At the VIII Lisbon Annual Meeting on Public Law, held in Lisbon, Professor Bojan Spaić served as a discussant for Pedro Moniz Lopes’s paper “A Linguistic Account of Action Specificity.” The paper examines how linguistic concepts such as specificity, referentiality, hypernymy, and hyponymy—applied to action verbs—shape the interpretation of legal norms. Lopes argues that the linguistic precision of action verbs can influence judicial discretion and the clarity of normative guidance, drawing on the work of Georg Henrik von Wright and Joseph Raz.

In his discussion, Professor Spaić emphasized the strengths of the paper, particularly its rigorous integration of linguistic theory into legal philosophy and its innovative focus on action verbs, often overlooked in legal analysis. He noted that Lopes’s distinctions between hypernymic and hyponymic actions, as well as type and token discretion, offer valuable insights for legal theory and legislative drafting.

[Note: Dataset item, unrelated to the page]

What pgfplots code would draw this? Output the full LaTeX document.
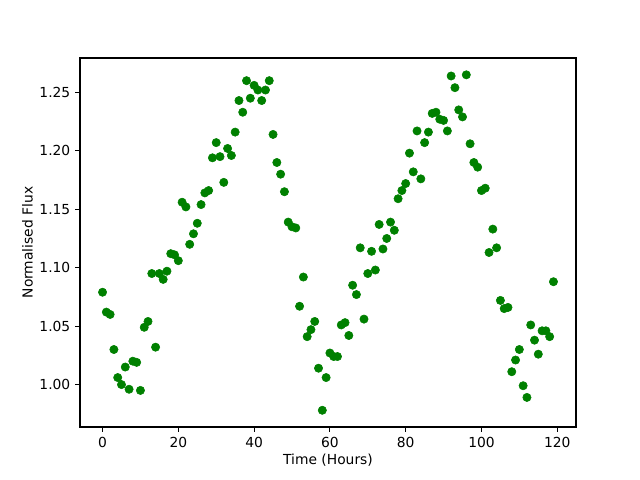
\documentclass[border=0pt]{standalone}
\usepackage{pgfplots}
\pgfplotsset{compat=1.18}
\usepackage{fontspec}
\setmainfont{DejaVu Sans}
\definecolor{mplgreen}{rgb}{0,0.5,0}
\begin{document}
\begin{tikzpicture}
\path[use as bounding box] (-0.80in,-0.53in) rectangle (5.60in,4.27in);
\begin{axis}[
  at={(0,0)}, anchor=south west,
  scale only axis, width=4.96in, height=3.69in,
  xmin=-5.95, xmax=124.95, ymin=0.9637, ymax=1.2794,
  xtick={0,20,40,60,80,100,120},
  ytick={1.00,1.05,1.10,1.15,1.20,1.25},
  yticklabel style={/pgf/number format/.cd, fixed, fixed zerofill, precision=2},
  /pgf/number format/assume math mode=true,
  tick align=outside, tick pos=left,
  major tick length=3.5pt,
  every tick/.style={black, line width=0.8pt},
  axis line style={line width=0.8pt},
  ticklabel style={font=\fontsize{10}{12}\selectfont},
  label style={font=\fontsize{10}{12}\selectfont},
  xlabel={Time (Hours)}, ylabel={Normalised Flux},
  xlabel style={yshift=2pt},
  ylabel style={yshift=-2pt},
]
\addplot[only marks, mark=*, mark size=3pt, color=mplgreen, mark options={draw=mplgreen, fill=mplgreen}] table {
x y
0 1.079
1 1.062
2 1.060
3 1.030
4 1.006
5 1.000
6 1.015
7 0.996
8 1.020
9 1.019
10 0.995
11 1.049
12 1.054
13 1.095
14 1.032
15 1.095
16 1.090
17 1.097
18 1.112
19 1.111
20 1.106
21 1.156
22 1.152
23 1.120
24 1.129
25 1.138
26 1.154
27 1.164
28 1.166
29 1.194
30 1.207
31 1.195
32 1.173
33 1.202
34 1.196
35 1.216
36 1.243
37 1.233
38 1.260
39 1.245
40 1.256
41 1.252
42 1.243
43 1.252
44 1.260
45 1.214
46 1.190
47 1.180
48 1.165
49 1.139
50 1.135
51 1.134
52 1.067
53 1.092
54 1.041
55 1.047
56 1.054
57 1.014
58 0.978
59 1.006
60 1.027
61 1.024
62 1.024
63 1.051
64 1.053
65 1.042
66 1.085
67 1.077
68 1.117
69 1.056
70 1.095
71 1.114
72 1.098
73 1.137
74 1.116
75 1.125
76 1.139
77 1.132
78 1.159
79 1.166
80 1.172
81 1.198
82 1.182
83 1.217
84 1.176
85 1.207
86 1.216
87 1.232
88 1.233
89 1.227
90 1.226
91 1.217
92 1.264
93 1.254
94 1.235
95 1.229
96 1.265
97 1.206
98 1.190
99 1.186
100 1.166
101 1.168
102 1.113
103 1.133
104 1.117
105 1.072
106 1.065
107 1.066
108 1.011
109 1.021
110 1.030
111 0.999
112 0.989
113 1.051
114 1.038
115 1.026
116 1.046
117 1.046
118 1.041
119 1.088
};
\end{axis}
\end{tikzpicture}
\end{document}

At the same time, Professor Spaić raised critical points, including concerns about the applicability of cognitive categorization theory to legal concepts, the limits of a purely semantic account of discretion, and the need to incorporate pragmatic and normative dimensions of legal interpretation. Drawing on counterexamples such as “to discriminate” in anti-discrimination law and “reasonableness” in tort law, he argued that interpretative outcomes are often shaped less by linguistic specificity and more by normative reasoning, precedent, and institutional practice.
The discussion highlighted the value of interdisciplinary dialogue between linguistics and philosophy of law, with Lopes’s paper opening promising avenues for further exploration while also inviting debate on the limits of semantic approaches to legal interpretation.